Buying Beef

It is often a daunting task to enter a supermarket or butchery and trying to select from the large array of beef cuts on display. These days you mostly find pre-cuts and pre-packed beef. If you cannot find cuts to your liking, you can ask your butcher to cut according to your need. Get to know your butcher!

 

Visual appearance of beef

  • Always buy best quality beef
  • Ask for matured beef to ensure maximum tenderness
  • The grilling process does not transform inferior quality, or a less tender cut, into anything special
  • The colour should, ideally, be red, but remember that cuts will vary in colour from carcass to carcass
  • The texture should be firm, smooth, fine and not dry
  • The outer fat layer should be firm and evenly distributed. The type of feed given to the animal may influence the colour of fat (yellow maize produces a creamier colour)
  • An oily appearance is an indication of an older animal
  • Sawn-through bones are red and porous in very young animals and whiter and harder in older animals. In young animals the ribs on the inside of the carcass show red flecks. In older animals there are hardly any red flecks
  • The cartilage between the vertebrae should be white and jelly-like. The absence of cartilage is an indication of an older animal
  • The packaging should not be damaged

Classification
The class given to beef indicate the age of the animal, the fat cover and muscle conformation of the carcass.

Carcases are classified into three primary categories, determined by age and tenderness

A indicates that the beef originated from a young animal
B the intermediate grade
C indicates an older animal

Fat cover is important in the grading of beef, fat cover is measured on a scale of 0 - 6, '0' indicates no fat cover, and '6' indicates excessive fat. The optimum '2' or '3'. The fat cover grading is stamped onto the carcass (The ink used is food grade approved).

An independent authority grades Karan Beef. Inspectors employed by the South African Ministry of Agriculture carry out all meat inspection. Every reputable abattoir has its own registered identity number, which is stamped onto every carcass that leaves the plant.

Quality characteristics

Tenderness External fat cover
  0 No fat
Tender A (Purple) 1 Very lean
AB Green 2 Lean
  3 Medium
Less tender B (Brown) 4 Fat
  5 Over fat
Least tender C (Red/Pink) 6 Excessively fat


Maturing (aging)
Maturing is a natural process that improves the tenderness and flavour of the meat. Wet aging is the most commonly used method these days. It involves aging vacuum-packed beef in a refrigerator.

Dry aging was once the traditional method of aging beef. It is done in a controlled process with a whole, split or quartered carcass, or using the primary cuts such as the loin).
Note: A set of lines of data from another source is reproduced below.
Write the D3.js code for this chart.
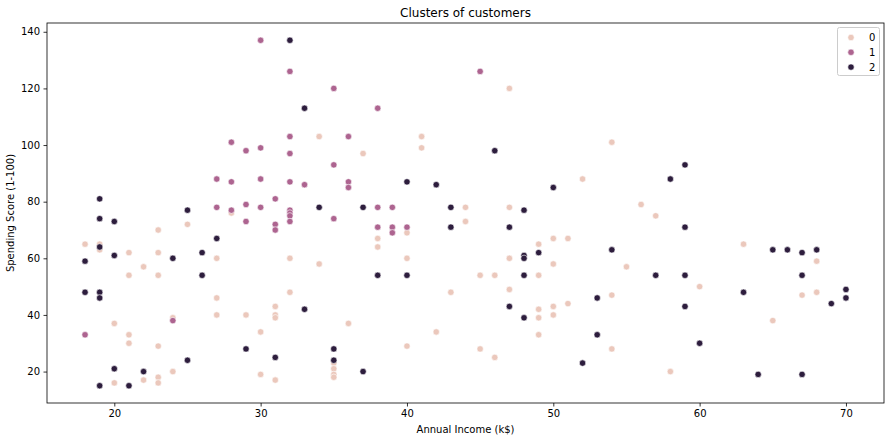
<!DOCTYPE html>
<html>
<head>
<meta charset="utf-8">
<script src="https://cdn.jsdelivr.net/npm/d3@7"></script>
<style>
  body { margin: 0; background: #fff; }
  text { font-family: "DejaVu Sans", sans-serif; fill: #000; }
</style>
</head>
<body>
<div id="chart"></div>
<script>
// cluster 0
var income0 = [34,28,19,19,18,21,22,21,23,23,23,25,27,27,27,20,21,21,23,24,24,20,22,23,23,29,30,30,31,31,31,31,32,32,34,35,35,35,35,47,41,41,37,54,52,44,47,44,40,38,38,40,45,46,47,47,49,49,50,51,50,55,43,49,49,50,50,51,54,36,42,40,49,45,46,54,56,57,60,58,63,68,67,68,65];
var score0  = [103,76,65,63,65,62,57,54,70,62,54,72,60,46,40,37,33,30,29,39,20,16,17,18,16,40,34,19,43,40,39,17,60,48,58,23,21,19,18,120,103,99,97,101,88,78,78,73,69,67,64,60,54,54,60,49,65,54,67,67,58,57,48,42,39,43,40,44,47,37,34,29,33,28,25,28,79,75,50,20,65,59,47,48,38];
// cluster 1
var income1 = [30,32,35,28,29,30,32,32,35,27,28,30,32,33,27,28,29,30,31,32,29,31,31,32,32,32,35,18,24,45,38,36,36,36,38,39,38,39,39,40];
var score1  = [137,126,120,101,98,99,103,97,93,88,87,88,87,86,78,77,79,78,81,77,73,72,70,76,75,73,74,33,38,126,113,103,87,85,78,78,71,71,69,71];
// cluster 2
var income2 = [32,33,19,25,34,19,20,19,18,20,24,26,26,27,18,19,19,20,22,25,19,21,29,31,33,35,35,46,40,42,50,37,43,48,43,47,38,40,48,48,48,49,54,47,48,53,53,52,37,59,58,59,57,59,59,60,63,65,66,67,68,67,70,70,69,64,67];
var score2  = [137,113,81,77,78,74,73,64,59,61,60,62,54,67,48,48,46,21,20,24,15,15,28,25,42,28,24,98,87,86,85,78,78,77,71,71,54,54,61,60,54,62,63,43,39,46,33,23,20,93,88,71,54,54,43,30,48,63,63,62,63,54,49,46,44,19,19];

var clusterLabels = ["0", "1", "2"];
var clusterColors = ["#ebc8bc", "#ad6490", "#2d1d3d"];
var xTicks = [20, 30, 40, 50, 60, 70];
var yTicks = [20, 40, 60, 80, 100, 120, 140];

var width = 891, height = 441;
var margin = {top: 23, right: 7, bottom: 38, left: 47};

var svg = d3.select("#chart").append("svg")
    .attr("width", width)
    .attr("height", height);

var x = d3.scaleLinear().domain([15.4, 72.6]).range([margin.left, width - margin.right]);
var y = d3.scaleLinear().domain([8.9, 143.1]).range([height - margin.bottom, margin.top]);

// points
var groups = [[income0, score0], [income1, score1], [income2, score2]];
var points = [];
groups.forEach(function(g, c){
    g[0].forEach(function(v, i){
        points.push({x: v, y: g[1][i], c: c});
    });
});

svg.append("g").selectAll("circle")
    .data(points)
    .enter().append("circle")
    .attr("cx", d => x(d.x))
    .attr("cy", d => y(d.y))
    .attr("r", 3.2)
    .attr("fill", d => clusterColors[d.c])
    .attr("stroke", "#fff")
    .attr("stroke-width", 0.6);

// axes
var xAxis = svg.append("g")
    .attr("transform", "translate(0," + (height - margin.bottom) + ")")
    .call(d3.axisBottom(x).tickValues(xTicks).tickSize(3.5).tickPadding(3.5));
var yAxis = svg.append("g")
    .attr("transform", "translate(" + margin.left + ",0)")
    .call(d3.axisLeft(y).tickValues(yTicks).tickSize(3.5).tickPadding(3.5));

[xAxis, yAxis].forEach(function(a){
    a.selectAll("text").style("font-size", "10px").style("font-family", "DejaVu Sans");
    a.selectAll("line").attr("stroke", "#000").attr("stroke-width", 0.8);
    a.select(".domain").remove();
});

// frame
svg.append("rect")
    .attr("x", margin.left)
    .attr("y", margin.top)
    .attr("width", width - margin.left - margin.right)
    .attr("height", height - margin.top - margin.bottom)
    .attr("fill", "none")
    .attr("stroke", "#000")
    .attr("stroke-width", 0.8);

// labels
svg.append("text")
    .attr("x", (margin.left + width - margin.right) / 2)
    .attr("y", 17)
    .attr("text-anchor", "middle")
    .style("font-size", "12px")
    .text("Clusters of customers");

svg.append("text")
    .attr("x", (margin.left + width - margin.right) / 2)
    .attr("y", 433)
    .attr("text-anchor", "middle")
    .style("font-size", "10px")
    .text("Annual Income (k$)");

svg.append("text")
    .attr("transform", "translate(14," + ((margin.top + height - margin.bottom) / 2) + ") rotate(-90)")
    .attr("text-anchor", "middle")
    .style("font-size", "10px")
    .text("Spending Score (1-100)");

// legend
var legend = svg.append("g");
legend.append("rect")
    .attr("x", 837.5).attr("y", 27.5)
    .attr("width", 42).attr("height", 48)
    .attr("rx", 2)
    .attr("fill", "#fff")
    .attr("fill-opacity", 0.8)
    .attr("stroke", "#ccc");

clusterLabels.forEach(function(lab, i){
    legend.append("circle")
        .attr("cx", 851).attr("cy", 37.5 + i * 14.8)
        .attr("r", 3.2)
        .attr("fill", clusterColors[i])
        .attr("stroke", "#fff")
        .attr("stroke-width", 0.6);
    legend.append("text")
        .attr("x", 869).attr("y", 37.5 + i * 14.8)
        .attr("dy", "0.35em")
        .style("font-size", "10px")
        .text(lab);
});
</script>
</body>
</html>
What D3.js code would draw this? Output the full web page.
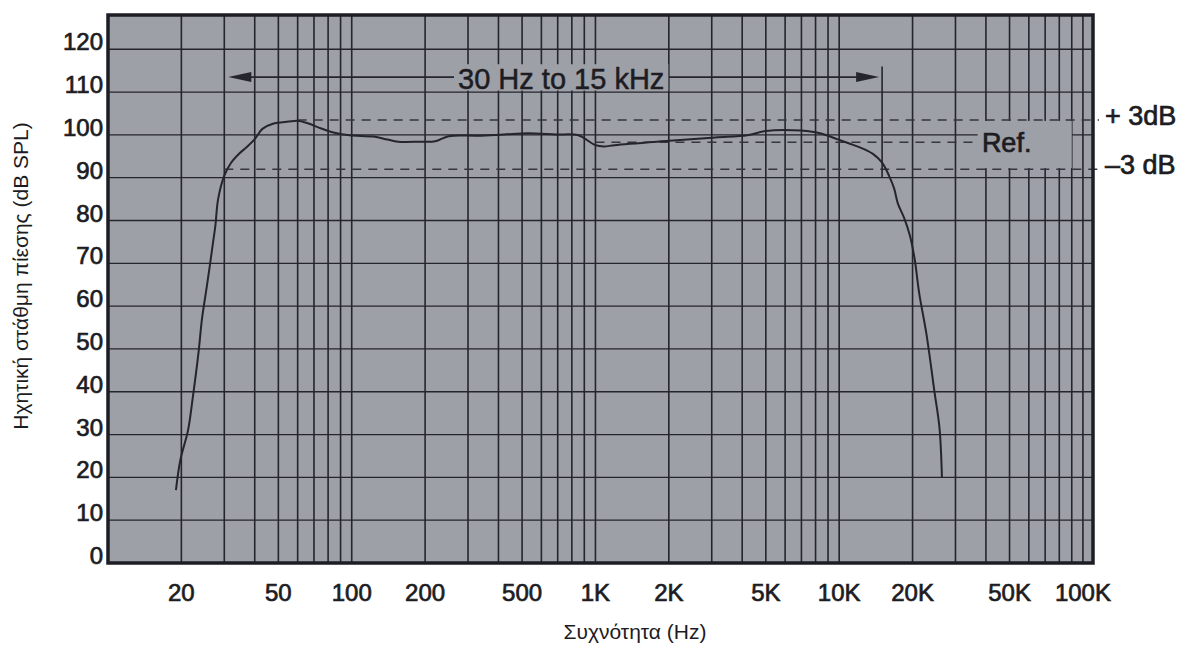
<!DOCTYPE html>
<html>
<head>
<meta charset="utf-8">
<script src="https://cdn.jsdelivr.net/npm/d3@7"></script>
<style>
  body { margin: 0; background: #fff; }
  text { font-family: "Liberation Sans", Arial, Helvetica, sans-serif; fill: #1c1c22; }
  .heavy { stroke: #1c1c22; stroke-width: 0.7px; }
</style>
</head>
<body>
<script>
const freq = [19, 19.8, 21.3, 22.2, 23.5, 24.3, 25.5, 27, 27.6, 28.3, 30, 32, 34.5, 37, 40, 43, 47.5, 55, 60, 66, 75, 85, 98,
    123, 140, 155, 190, 220, 250, 330, 420, 530, 690, 850, 1000, 1080, 1200, 2000, 3100, 4200, 5000, 7000, 8000, 9000, 9800,
    11000, 12500, 13800, 15000, 16000, 16800, 17400, 18500, 19500, 20400, 21300, 22800, 24600, 25800, 26400];
const spl = [17, 24, 31, 38, 49, 57, 65, 75, 79, 85, 90.5, 93.5, 95.6, 97.1, 99, 101.4, 102.6, 103.1, 103.3, 102.7, 101.5, 100.5, 99.9,
    99.6, 98.9, 98.4, 98.4, 98.5, 99.7, 99.8, 100.1, 100.4, 100.1, 99.9, 97.6, 97.3, 97.6, 98.6, 99.4, 99.9, 100.9, 101, 100.6, 99.8, 99,
    98, 96.8, 95.5, 93.5, 90.5, 87.5, 84, 80.5, 76.5, 71, 63, 53.5, 40, 31.5, 20];

const yTicks = [0, 10, 20, 30, 40, 50, 60, 70, 80, 90, 100, 110, 120];
const xTickValues = [20, 50, 100, 200, 500, 1000, 2000, 5000, 10000, 20000, 50000, 100000];
const xTickLabels = ["20", "50", "100", "200", "500", "1K", "2K", "5K", "10K", "20K", "50K", "100K"];

const refLevels = [103.5, 98.3, 92];
const refLabels = ["+ 3dB", "Ref.", "\u20133 dB"];
const refFrom = [60, 1000, 30];

const bandLimits = [30, 15000];
const bandLevel = 113.5;
const bandLabel = "30 Hz to 15 kHz";

const width = 1190, height = 655;
const plotL = 108, plotR = 1093, plotT = 15, plotB = 563;
const bg = "#9ea0a7", ink = "#24252d";

const x = d3.scaleLog().domain([10, 110000]).range([plotL, plotR]);
const y = d3.scaleLinear().domain([0, 128]).range([plotB, plotT]);

const svg = d3.select("body").append("svg")
    .attr("width", width)
    .attr("height", height);

svg.append("rect")
    .attr("x", plotL).attr("y", plotT)
    .attr("width", plotR - plotL).attr("height", plotB - plotT)
    .attr("fill", bg);

// grid
svg.append("g")
    .attr("stroke", ink)
    .attr("stroke-width", 1.6)
    .selectAll("line")
    .data(x.ticks().filter(d => d > 10 && d < 110000))
    .join("line")
    .attr("x1", d => x(d)).attr("x2", d => x(d))
    .attr("y1", plotT).attr("y2", plotB);

svg.append("g")
    .attr("stroke", ink)
    .attr("stroke-width", 1.3)
    .selectAll("line")
    .data(yTicks.filter(d => d > 0))
    .join("line")
    .attr("x1", plotL).attr("x2", plotR)
    .attr("y1", d => y(d)).attr("y2", d => y(d));

// box behind "Ref."
svg.append("rect")
    .attr("x", x(37000)).attr("y", y(refLevels[0]) + 1)
    .attr("width", x(90000) - x(37000))
    .attr("height", y(refLevels[2]) - y(refLevels[0]) - 2)
    .attr("fill", bg);

// reference dashes
svg.append("g")
    .attr("stroke", "#34353e")
    .attr("stroke-width", 1.5)
    .attr("stroke-dasharray", "9,7")
    .selectAll("line")
    .data(refLevels)
    .join("line")
    .attr("x1", (d, i) => x(refFrom[i]))
    .attr("x2", (d, i) => i === 1 ? x(37000) : plotR + 6)
    .attr("y1", d => y(d)).attr("y2", d => y(d));

svg.selectAll(".reflabel")
    .data(refLevels)
    .join("text")
    .attr("class", "reflabel heavy")
    .attr("x", (d, i) => i === 1 ? x(38500) : plotR + 12)
    .attr("y", (d, i) => y(d) + (i === 1 ? 10 : 5))
    .attr("font-size", 27)
    .text((d, i) => refLabels[i]);

// response curve
const line = d3.line()
    .x(d => x(d[0]))
    .y(d => y(d[1]))
    .curve(d3.curveCatmullRom.alpha(0.5));

svg.append("path")
    .datum(freq.map((f, i) => [f, spl[i]]))
    .attr("fill", "none")
    .attr("stroke", ink)
    .attr("stroke-width", 2)
    .attr("stroke-linejoin", "round")
    .attr("d", line);

// bandwidth arrow
const ay = y(bandLevel);
const ax0 = x(bandLimits[0]) + 4, ax1 = x(bandLimits[1]) - 3;

svg.append("line")
    .attr("x1", x(bandLimits[1])).attr("x2", x(bandLimits[1]))
    .attr("y1", y(116)).attr("y2", y(90))
    .attr("stroke", ink).attr("stroke-width", 1.6);

svg.append("line")
    .attr("x1", ax0 + 10).attr("x2", ax1 - 10)
    .attr("y1", ay).attr("y2", ay)
    .attr("stroke", ink).attr("stroke-width", 1.6);

svg.append("path")
    .attr("d", `M${ax0},${ay}L${ax0 + 23},${ay - 5}L${ax0 + 23},${ay + 5}Z`)
    .attr("fill", ink);
svg.append("path")
    .attr("d", `M${ax1},${ay}L${ax1 - 23},${ay - 5}L${ax1 - 23},${ay + 5}Z`)
    .attr("fill", ink);

const bandText = svg.append("text")
    .attr("class", "heavy")
    .attr("x", (x(bandLimits[0]) + x(bandLimits[1])) / 2 + 8)
    .attr("y", ay + 12)
    .attr("text-anchor", "middle")
    .attr("font-size", 29)
    .style("stroke-width", "0.5px")
    .text(bandLabel);

const bb = bandText.node().getBBox();
svg.insert("rect", () => bandText.node())
    .attr("x", bb.x - 4).attr("y", y(116.5))
    .attr("width", bb.width + 8)
    .attr("height", y(110) - 1.5 - y(116.5))
    .attr("fill", bg);

// frame
svg.append("rect")
    .attr("x", plotL).attr("y", plotT)
    .attr("width", plotR - plotL).attr("height", plotB - plotT)
    .attr("fill", "none")
    .attr("stroke", "#1d1d24")
    .attr("stroke-width", 3.5);

// axis labels
svg.append("g")
    .selectAll("text")
    .data(yTicks)
    .join("text")
    .attr("class", "heavy")
    .attr("x", plotL - 5)
    .attr("y", d => y(d) + 1)
    .attr("text-anchor", "end")
    .attr("font-size", 24)
    .text(d => d);

svg.append("g")
    .selectAll("text")
    .data(xTickValues)
    .join("text")
    .attr("class", "heavy")
    .attr("x", d => x(d))
    .attr("y", 601)
    .attr("text-anchor", "middle")
    .attr("font-size", 24)
    .text((d, i) => xTickLabels[i]);

svg.append("text")
    .attr("x", 635)
    .attr("y", 639)
    .attr("text-anchor", "middle")
    .attr("font-size", 21)
    .text("Συχνότητα (Hz)");

svg.append("text")
    .attr("transform", "translate(28,276) rotate(-90)")
    .attr("text-anchor", "middle")
    .attr("font-size", 21)
    .text("Ηχητική στάθμη πίεσης (dB SPL)");
</script>
</body>
</html>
Primary cuts used for grilling, frying and oven roasting, such as the loin or rump, should be aged to render them more tender. Connective tissue does not soften during aging and it is therefore unnecessary to age those cuts.

Under well-controlled conditions, such as the meat trader's cold-room, beef can be hung at 0 °C for 10 - 12 days. Household refrigerators do not provide such a constant and low temperature. Recommended aging of beef in a household refrigerator at a temperature of 4 °C is for 5 - 6 days.

Vacuum packing

Vacuum packing has become very popular to everyday consumers.

All oxygen should be expressed, the meat packed hygienically, the wrapping not damaged and the temperature well controlled. If these rules are applied, vacuum-packed meat can be stored for up to two weeks at 0 °C - +2 °C.

Benefits

  • Flexible vacuum packaging takes up less freezer space
  • Meat matured in a vacuum has less drip loss and the cut surfaces do not dry out
  • Meat producers and butchers are able to mature and tenderise beef while transporting it in a controlled and hygienic environment
  • Supermarkets are able to pre-packing beef at a central distribution point before delivery to individual outlets

Colour and aroma

  • Beef owes its attractive red colour to the protein myoglobin, which is actually purple
  • When myoglobin is exposed to oxygen it turns into oxymyoglobin, which imparts a cherry red colour to beef
  • Vacuum-packed meat has a purplish red colour as a result of the absence of oxygen. As soon as the packaging is removed, the meat will regain its attractive red colour within about 10 minutes as a result of the contact with oxygen. This process takes place once only
  • When vacuum-packed meat is opened an initial confinement odour will be noticed. This is caused by a concentration of natural gases trapped in the wrapping. This aroma quickly disappears when the meat is exposed to air and left opened for approximately 10 minutes.